Oakland hires guard to bar Caltrans from disputed land

The Associated Press
Wednesday March 20, 2002

OAKLAND — The city and port have hired a private security guard to block Caltrans contractors from the planned staging site for the first section of the long-awaited new span of the San Francisco-Oakland Bay Bridge. 

The legal dispute over who owns 52 acres of waterfront land came to a head Friday when Oakland city and port officials sued state and federal transportation agencies. The twin suits were filed in state and federal courts. 

In federal court documents, Oakland claimed the agencies violated federal base closure, environmental protection and transportation laws, when they invoked a law allowing the Federal Highway Administration to seize property from other federal agencies for critical interstate projects. 

Oakland is seeking an injunction prohibiting Caltrans’ Bay Bridge contractor from using the land and a pier at Burma Road. Plaintiffs also seek an immediate injunction, and backed up the threat with guards. 

Caltrans officials said they were stunned by the Friday’s lawsuit and even more surprised by Saturday’s arrival of a guard. 

“No one wanted this to happen. We needed to resolve this,” said Port Commission President Phil Tagami after he initially denied the guard had been assigned to stop Caltrans. 

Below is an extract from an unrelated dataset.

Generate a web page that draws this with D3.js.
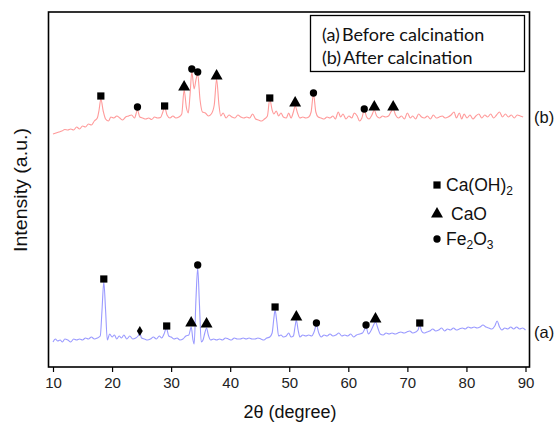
<!DOCTYPE html>
<html><head><meta charset="utf-8">
<script src="https://cdn.jsdelivr.net/npm/d3@7"></script>
<style>body{margin:0;background:#fff}svg{display:block}</style>
</head><body><svg id="c" width="557" height="425"></svg>
<script>
// ---------- data ----------
const xTicks = [10,20,30,40,50,60,70,80,90];
// curve (b) after calcination: [2theta, intensity a.u.]
const curveB = [[10.0,233],[10.5,234],[11.0,235],[11.5,236],[12.0,237.5],[12.5,237],[13.0,238],[13.5,237],[14.0,240],[14.5,238],[15.0,241],[15.5,240],[16.0,243],[16.5,242],[17.0,246],[17.5,249],[17.8,257],[18.1,268],[18.5,256],[18.9,248],[19.4,246],[19.8,250],[20.3,249],[20.8,251],[21.3,249],[21.8,247],[22.3,250],[22.8,251],[23.3,252],[23.8,249],[24.3,257],[24.7,250],[25.2,249],[25.7,248],[26.2,249],[26.7,247.5],[27.2,250],[27.7,249],[28.2,249.5],[28.6,255],[28.9,260],[29.3,252],[29.8,249],[30.3,251],[30.8,249],[31.3,250],[31.8,253],[32.2,277],[32.6,259],[32.9,254],[33.2,272],[33.5,295],[33.9,278],[34.2,287],[34.5,293],[34.9,267],[35.3,255],[35.8,254],[36.3,251],[36.8,253],[37.3,262],[37.7,288],[38.1,262],[38.4,251],[38.8,254],[39.3,249],[39.8,252],[40.3,250],[40.8,249],[41.3,252],[41.8,250],[42.3,249],[42.8,250],[43.3,249],[43.8,253],[44.3,248],[44.8,247],[45.3,246],[45.8,248],[46.3,251],[46.7,268],[47.1,257],[47.4,253],[47.8,256],[48.2,251],[48.6,254],[49.0,250],[49.5,249],[49.9,254],[50.3,249],[50.7,255],[51.0,261],[51.4,254],[51.8,249],[52.3,250],[52.8,249],[53.3,250],[53.7,255],[54.1,273],[54.5,255],[54.9,250],[55.4,249],[55.9,248],[56.4,250],[56.9,249],[57.4,251],[57.8,248],[58.3,255],[58.7,250],[59.1,253],[59.6,248],[60.1,251],[60.6,249],[61.0,254],[61.5,251],[61.9,246],[62.3,249],[62.7,257],[63.1,250],[63.5,248],[64.0,252],[64.4,257],[64.8,251],[65.3,249],[65.8,251],[66.3,250],[66.8,251],[67.2,255],[67.6,258],[68.0,252],[68.5,249],[69.0,251],[69.5,248],[70.0,254],[70.5,249],[70.9,251],[71.4,248],[71.9,253],[72.4,250],[72.9,249],[73.4,251],[73.9,248],[74.4,252],[74.9,249],[75.4,250],[75.9,251],[76.4,249],[76.9,250],[77.4,252],[77.9,255],[78.3,249],[78.8,254],[79.2,248],[79.6,253],[80.1,249],[80.6,252],[81.1,248],[81.6,251],[82.1,253],[82.6,249],[83.1,252],[83.6,250],[84.1,253],[84.6,249],[85.1,252],[85.6,255],[86.1,250],[86.6,253],[87.1,250],[87.6,252],[88.1,249],[88.6,252],[89.1,251],[89.6,250]];
// curve (a) before calcination
const curveA = [[10.0,25],[10.4,28],[10.8,26],[11.2,27],[11.6,25],[12.0,28],[12.5,27],[13.0,25],[13.5,28],[14.0,27],[14.5,28],[15.0,27],[15.5,29],[16.0,28],[16.5,30],[17.0,28],[17.5,29],[18.0,31],[18.3,57],[18.6,85],[18.9,57],[19.2,27],[19.6,33],[20.0,30],[20.4,32],[20.8,28],[21.2,31],[21.6,29],[22.0,32],[22.5,28],[23.0,31],[23.5,28],[24.0,29],[24.4,31],[24.7,34],[25.0,29],[25.5,28],[26.0,27],[26.5,28],[27.0,30],[27.5,28],[28.0,31],[28.4,29],[28.8,33],[29.2,39],[29.6,31],[30.0,30],[30.5,28],[31.0,29],[31.5,27],[32.0,28],[32.5,31],[33.0,32],[33.4,40],[33.7,27],[33.9,23],[34.2,67],[34.5,99],[34.8,62],[35.1,25],[35.4,27],[35.7,34],[36.0,39],[36.3,32],[36.7,27],[37.2,28],[37.7,27],[38.2,28],[38.7,27],[39.2,29],[39.7,28],[40.2,27],[40.7,29],[41.2,28],[41.7,28],[42.2,29],[42.7,28],[43.2,29],[43.7,28],[44.2,28],[44.7,29],[45.2,28],[45.7,27],[46.2,29],[46.7,30],[47.1,34],[47.4,49],[47.6,57],[47.9,45],[48.2,31],[48.6,32],[49.0,30],[49.5,31],[49.9,34],[50.3,30],[50.7,31],[51.0,41],[51.2,47],[51.5,37],[51.8,30],[52.3,32],[52.8,31],[53.3,32],[53.8,31],[54.2,35],[54.6,42],[55.0,34],[55.4,30],[55.9,32],[56.4,31],[56.9,33],[57.4,31],[57.9,32],[58.4,34],[58.9,31],[59.4,32],[59.9,31],[60.4,33],[60.9,30],[61.4,32],[61.9,33],[62.4,34],[62.7,37],[63.0,40],[63.4,33],[63.8,36],[64.2,41],[64.6,45],[65.0,39],[65.4,33],[65.9,32],[66.4,34],[66.9,33],[67.4,34],[67.9,33],[68.4,34],[68.9,35],[69.4,34],[69.9,35],[70.4,36],[70.9,34],[71.4,35],[71.8,37],[72.1,42],[72.4,36],[72.8,34],[73.3,35],[73.8,36],[74.3,38],[74.8,36],[75.3,37],[75.8,39],[76.3,36],[76.8,38],[77.3,37],[77.8,39],[78.3,37],[78.8,38],[79.3,39],[79.8,38],[80.3,40],[80.8,39],[81.3,40],[81.8,39],[82.3,40],[82.8,42],[83.3,40],[83.8,39],[84.3,38],[84.8,41],[85.2,46],[85.6,40],[86.0,37],[86.5,39],[87.0,38],[87.5,40],[88.0,38],[88.5,40],[89.0,38],[89.5,39],[90.0,37]];
// phase markers [2theta, intensity]
const caoh2Markers = [[18.1,271],[28.9,261],[46.7,269],[18.6,88],[29.25,41],[47.6,60],[72.1,44]];
const caoMarkers   = [[32.2,280],[37.7,291],[51.0,264],[64.4,260],[67.6,260],[33.4,44],[36.0,43],[51.2,50],[64.6,48]];
const fe2o3Markers = [[24.3,260],[33.5,298],[34.5,295],[54.1,274],[62.7,258],[34.5,102],[54.6,44],[63.0,42]];
const diamondMarkers = [[24.7,36]];
const curveLabels = [["(b)",250],["(a)",35]];
const legendLines = [["(a)","Before calcination"],["(b)","After calcination"]];

// ---------- layout ----------
const svg = d3.select("#c");
const ff = "'Liberation Sans', Arial, sans-serif";
const frame = {l:48.5, r:529.5, t:12, b:367};
const x = d3.scaleLinear().domain([10,90]).range([53,525.5]);
const y = d3.scaleLinear().domain([0,355]).range([367,12]);

// curves
const line = d3.line().x(d=>x(d[0])).y(d=>y(d[1])).curve(d3.curveMonotoneX);
svg.append("path").datum(curveB).attr("d",line).attr("fill","none").attr("stroke","#ff9a9a").attr("stroke-width",1.1);
svg.append("path").datum(curveA).attr("d",line).attr("fill","none").attr("stroke","#9a9aff").attr("stroke-width",1.1);

// markers
const sq = d3.symbol().type(d3.symbolSquare).size(52);
const tri = d3.symbol().type(d3.symbolTriangle).size(62);
const cir = d3.symbol().type(d3.symbolCircle).size(42);
const dia = d3.symbol().type(d3.symbolDiamond).size(30);
function marks(data, sym){
  svg.append("g").selectAll("path").data(data).join("path")
    .attr("d", sym).attr("fill","#000")
    .attr("transform", d=>`translate(${x(d[0])},${y(d[1])})`);
}
marks(caoh2Markers, sq); marks(caoMarkers, tri); marks(fe2o3Markers, cir); marks(diamondMarkers, dia);

// frame
svg.append("rect").attr("x",frame.l).attr("y",frame.t).attr("width",frame.r-frame.l).attr("height",frame.b-frame.t)
  .attr("fill","none").attr("stroke","#000").attr("stroke-width",1.6);

// x axis
const ax = svg.append("g").attr("transform",`translate(0,${frame.b})`)
  .call(d3.axisBottom(x).tickValues(xTicks).tickSize(5).tickPadding(5).tickFormat(d3.format("d")));
ax.select(".domain").remove();
ax.selectAll("line").attr("stroke","#000").attr("stroke-width",1.2);
ax.selectAll("text").attr("font-family",ff).attr("font-size",15).attr("fill","#222");

svg.append("text").attr("x",290).attr("y",418).attr("text-anchor","middle")
  .attr("font-family",ff).attr("font-size",18).attr("fill","#111")
  .attr("textLength",93).attr("lengthAdjust","spacingAndGlyphs").text("2θ (degree)");
svg.append("text").attr("transform","translate(27,190) rotate(-90)").attr("text-anchor","middle")
  .attr("font-family",ff).attr("font-size",18.5).attr("fill","#111")
  .attr("textLength",124).attr("lengthAdjust","spacingAndGlyphs").text("Intensity (a.u.)");

// curve labels
svg.append("g").selectAll("text").data(curveLabels).join("text")
  .attr("x",534).attr("y",d=>y(d[1])+6).attr("font-family",ff)
  .attr("font-size",16.5).attr("fill","#111").text(d=>d[0]);

// legend box
svg.append("rect").attr("x",310.5).attr("y",15.5).attr("width",214).attr("height",56).attr("fill","#fff").attr("stroke","#000").attr("stroke-width",1.3);
const lg = svg.append("g").selectAll("text").data(legendLines).join("text")
  .attr("x",322).attr("y",(d,i)=>41+i*23).attr("font-family","Lato, sans-serif").attr("font-size",18).attr("fill","#111");
lg.append("tspan").text(d=>d[0]);
lg.append("tspan").attr("dx",2).text(d=>d[1]);

// phase legend
svg.append("path").attr("d",sq).attr("transform","translate(437,185)");
svg.append("path").attr("d",tri).attr("transform","translate(437,214)");
svg.append("path").attr("d",cir).attr("transform","translate(437,239)");
const t1 = svg.append("text").attr("x",446).attr("y",191).attr("font-family",ff).attr("font-size",17.5).attr("fill","#111");
t1.append("tspan").text("Ca(OH)"); t1.append("tspan").attr("font-size",12).attr("dy",4).text("2");
svg.append("text").attr("x",451).attr("y",220).attr("font-family",ff).attr("font-size",17.5).attr("fill","#111").text("CaO");
const t3 = svg.append("text").attr("x",446).attr("y",245).attr("font-family",ff).attr("font-size",17.5).attr("fill","#111");
t3.append("tspan").text("Fe"); t3.append("tspan").attr("font-size",12).attr("dy",4).text("2");
t3.append("tspan").attr("dy",-4).text("O"); t3.append("tspan").attr("font-size",12).attr("dy",4).text("3");
</script></body></html>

Major Jerry Brown would like to develop a four-star hotel and American Indian-run casino at the former Oakland Army base, which closed in 1999 and was to be transferred to the city and port later this year. The city also would like to build an industrial park on the site. 

The port has been using Burma Road for its maritime operations to unload odd-sized cargo. 

It’s just the latest hitch in a project to replace the eastern span of the Bay Bridge, which partially collapsed during the 7.1-magnitude quake in 1989. The work began in January after taking 12 years to get off the ground and seeing a budget zoom from $200 million to the current worst-case estimate of $3.2 billion. 

Caltrans says using the former Army property will save about $30 million because it’s the closest and best possible staging area to the bridge.